• [THE EXERCISE] Skipping all pictures, set down the lines of the listing from the first through the one with "var startMonth = 6;".

• [SUPPLIED INFORMATION]
>>>
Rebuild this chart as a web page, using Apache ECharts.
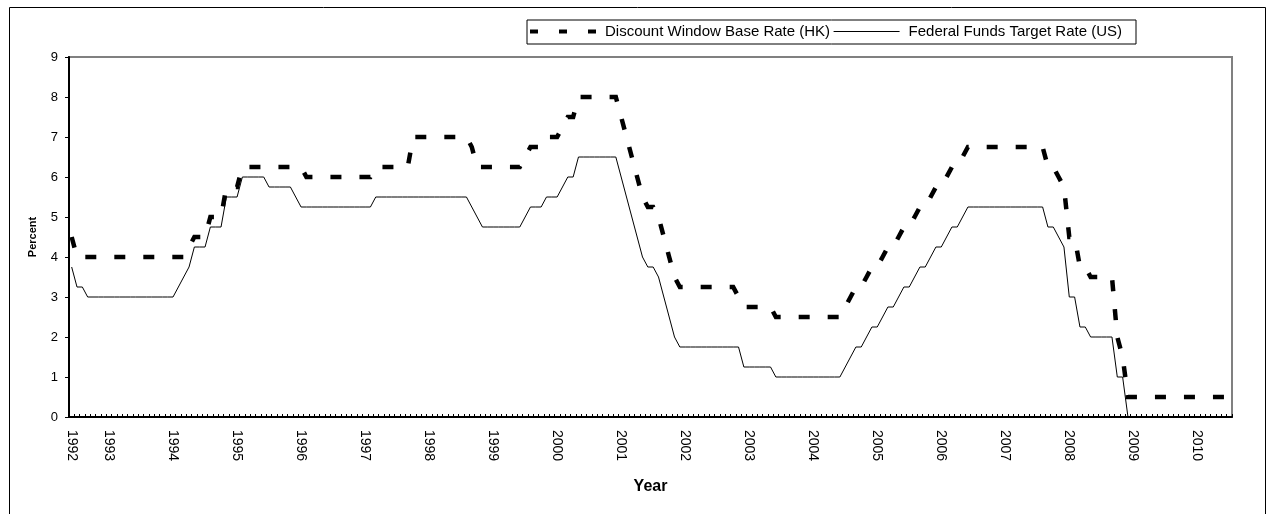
<!DOCTYPE html>
<html>
<head>
    <meta charset="utf-8">
    <title>HK Discount Window Base Rate vs US Fed Funds Target</title>
    <style type="text/css">
        html, body {
            margin: 0;
            padding: 0;
            background: #fff;
        }
        #main {
            width: 1269px;
            height: 514px;
        }
    </style>
    <script src="https://cdn.jsdelivr.net/npm/echarts@6/dist/echarts.min.js"></script>
</head>
<body>
<div id="main"></div>
<script type="text/javascript">
    // monthly series, first point = June 1992
    var startYear = 1992;
    var startMonth = 6;

    var hkRate = [
        4.5, 4, 4, 4, 4, 4, 4,                                  // 1992 Jun-Dec
        4, 4, 4, 4, 4, 4, 4, 4, 4, 4, 4, 4,                     // 1993
        4, 4, 4, 4.25, 4.5, 4.5, 4.5, 5, 5, 5, 5.75, 5.75,      // 1994
        5.75, 6.25, 6.25, 6.25, 6.25, 6.25, 6.25, 6.25, 6.25, 6.25, 6.25, 6.25, // 1995
        6.25, 6, 6, 6, 6, 6, 6, 6, 6, 6, 6, 6,                  // 1996
        6, 6, 6.25, 6.25, 6.25, 6.25, 6.25, 6.25, 6.25, 7, 7, 7, // 1997
        7, 7, 7, 7, 7, 7, 7, 7, 6.75, 6.25, 6.25, 6.25,         // 1998
        6.25, 6.25, 6.25, 6.25, 6.25, 6.25, 6.5, 6.75, 6.75, 6.75, 7, 7, // 1999
        7, 7.25, 7.5, 7.5, 8, 8, 8, 8, 8, 8, 8, 8,              // 2000
        7.5, 7, 6.5, 6, 5.5, 5.25, 5.25, 5, 4.5, 4, 3.5, 3.25,  // 2001
        3.25, 3.25, 3.25, 3.25, 3.25, 3.25, 3.25, 3.25, 3.25, 3.25, 3, 2.75, // 2002
        2.75, 2.75, 2.75, 2.75, 2.75, 2.5, 2.5, 2.5, 2.5, 2.5, 2.5, 2.5, // 2003
        2.5, 2.5, 2.5, 2.5, 2.5, 2.5, 2.75, 3, 3.25, 3.25, 3.5, 3.75, // 2004
        3.75, 4, 4.25, 4.25, 4.5, 4.75, 4.75, 5, 5.25, 5.25, 5.5, 5.75, // 2005
        5.75, 6, 6.25, 6.25, 6.5, 6.75, 6.75, 6.75, 6.75, 6.75, 6.75, 6.75, // 2006
        6.75, 6.75, 6.75, 6.75, 6.75, 6.75, 6.75, 6.75, 6.25, 6.25, 6, 5.75, // 2007
        4.5, 4.5, 3.75, 3.75, 3.5, 3.5, 3.5, 3.5, 3.5, 2, 1.5, 0.5, // 2008
        0.5, 0.5, 0.5, 0.5, 0.5, 0.5, 0.5, 0.5, 0.5, 0.5, 0.5, 0.5, // 2009
        0.5, 0.5, 0.5, 0.5, 0.5, 0.5, 0.5                       // 2010 Jan-Jul
    ];

    var usRate = [
        3.75, 3.25, 3.25, 3, 3, 3, 3,                           // 1992 Jun-Dec
        3, 3, 3, 3, 3, 3, 3, 3, 3, 3, 3, 3,                     // 1993
        3, 3.25, 3.5, 3.75, 4.25, 4.25, 4.25, 4.75, 4.75, 4.75, 5.5, 5.5, // 1994
        5.5, 6, 6, 6, 6, 6, 5.75, 5.75, 5.75, 5.75, 5.75, 5.5,  // 1995
        5.25, 5.25, 5.25, 5.25, 5.25, 5.25, 5.25, 5.25, 5.25, 5.25, 5.25, 5.25, // 1996
        5.25, 5.25, 5.5, 5.5, 5.5, 5.5, 5.5, 5.5, 5.5, 5.5, 5.5, 5.5, // 1997
        5.5, 5.5, 5.5, 5.5, 5.5, 5.5, 5.5, 5.5, 5.25, 5, 4.75, 4.75, // 1998
        4.75, 4.75, 4.75, 4.75, 4.75, 4.75, 5, 5.25, 5.25, 5.25, 5.5, 5.5, // 1999
        5.5, 5.75, 6, 6, 6.5, 6.5, 6.5, 6.5, 6.5, 6.5, 6.5, 6.5, // 2000
        6, 5.5, 5, 4.5, 4, 3.75, 3.75, 3.5, 3, 2.5, 2, 1.75,    // 2001
        1.75, 1.75, 1.75, 1.75, 1.75, 1.75, 1.75, 1.75, 1.75, 1.75, 1.75, 1.25, // 2002
        1.25, 1.25, 1.25, 1.25, 1.25, 1, 1, 1, 1, 1, 1, 1,      // 2003
        1, 1, 1, 1, 1, 1, 1.25, 1.5, 1.75, 1.75, 2, 2.25,       // 2004
        2.25, 2.5, 2.75, 2.75, 3, 3.25, 3.25, 3.5, 3.75, 3.75, 4, 4.25, // 2005
        4.25, 4.5, 4.75, 4.75, 5, 5.25, 5.25, 5.25, 5.25, 5.25, 5.25, 5.25, // 2006
        5.25, 5.25, 5.25, 5.25, 5.25, 5.25, 5.25, 5.25, 4.75, 4.75, 4.5, 4.25, // 2007
        3, 3, 2.25, 2.25, 2, 2, 2, 2, 2, 1, 1, 0,               // 2008
        0, 0, 0, 0, 0, 0, 0, 0, 0, 0, 0, 0,                     // 2009
        0, 0, 0, 0, 0, 0, 0                                     // 2010 Jan-Jul
    ];

    var seriesNames = ['Discount Window Base Rate (HK)', 'Federal Funds Target Rate (US)'];

    // month categories "yyyy-mm"
    var months = [];
    for (var k = 0; k < hkRate.length; k++) {
        var m = startMonth - 1 + k;
        months.push((startYear + Math.floor(m / 12)) + '-' + ('0' + (m % 12 + 1)).slice(-2));
    }

    var FONT = 'Arial, "Liberation Sans", sans-serif';
    var myChart = echarts.init(document.getElementById('main'));

    var option = {
        animation: false,
        color: ['#000', '#000'],
        textStyle: { fontFamily: FONT, color: '#000' },
        graphic: [{
            type: 'rect',
            z: -10,
            silent: true,
            shape: { x: 9.5, y: 7.5, width: 1256, height: 530 },
            style: { fill: 'none', stroke: '#000', lineWidth: 1 }
        }],
        grid: {
            left: 69, right: 37, top: 57, bottom: 97,
            show: true,
            borderColor: '#808080',
            borderWidth: 2
        },
        legend: {
            left: 527, top: 20,
            borderColor: '#000', borderWidth: 1, borderRadius: 0,
            padding: [4, 14, 5, 1],
            itemGap: 3,
            itemWidth: 66,
            itemHeight: 8,
            itemStyle: { color: 'rgba(0,0,0,0)', borderWidth: 0, opacity: 0 },
            textStyle: { fontSize: 15, color: '#000', fontFamily: FONT, padding: [0, 0, 0, 4] },
            data: [
                { name: seriesNames[0], lineStyle: { type: [8, 21], width: 4, cap: 'butt' } },
                { name: seriesNames[1], lineStyle: { width: 1 } }
            ]
        },
        xAxis: {
            type: 'category',
            data: months,
            boundaryGap: true,
            name: 'Year',
            nameLocation: 'middle',
            nameGap: 62,
            nameTextStyle: { fontSize: 16, fontWeight: 'bold', color: '#000', fontFamily: FONT },
            axisLine: { lineStyle: { color: '#000', width: 2 } },
            axisTick: { show: true, inside: true, length: 3, interval: 0, lineStyle: { color: '#000', width: 1 } },
            axisLabel: {
                interval: function (i, v) { return i === 0 || v.slice(5) === '01'; },
                formatter: function (v) { return v.slice(0, 4); },
                rotate: -90,
                margin: 13,
                fontSize: 14,
                color: '#000',
                fontFamily: FONT
            },
            splitLine: { show: false }
        },
        yAxis: {
            type: 'value',
            min: 0, max: 9, interval: 1,
            name: 'Percent',
            nameLocation: 'middle',
            nameGap: 31,
            nameRotate: 90,
            nameTextStyle: { fontSize: 11, fontWeight: 'bold', color: '#000', fontFamily: FONT },
            axisLine: { show: true, lineStyle: { color: '#000', width: 2 } },
            axisTick: { show: true, length: 4, lineStyle: { color: '#000', width: 1 } },
            axisLabel: { margin: 11, fontSize: 13, color: '#000', fontFamily: FONT },
            splitLine: { show: false }
        },
        series: [{
            name: seriesNames[0],
            type: 'line',
            data: hkRate,
            symbol: 'none',
            z: 2,
            lineStyle: { color: '#000', width: 4.5, type: [11, 18], cap: 'butt', join: 'miter' }
        }, {
            name: seriesNames[1],
            type: 'line',
            data: usRate,
            symbol: 'none',
            z: 3,
            lineStyle: { color: '#000', width: 1 }
        }]
    };

    myChart.setOption(option);
</script>
</body>
</html>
<<<
• [FINISHED EXERCISE]
Rebuild this chart as a web page, using Apache ECharts.
<!DOCTYPE html>
<html>
<head>
    <meta charset="utf-8">
    <title>HK Discount Window Base Rate vs US Fed Funds Target</title>
    <style type="text/css">
        html, body {
            margin: 0;
            padding: 0;
            background: #fff;
        }
        #main {
            width: 1269px;
            height: 514px;
        }
    </style>
    <script src="https://cdn.jsdelivr.net/npm/echarts@6/dist/echarts.min.js"></script>
</head>
<body>
<div id="main"></div>
<script type="text/javascript">
    // monthly series, first point = June 1992
    var startYear = 1992;
    var startMonth = 6;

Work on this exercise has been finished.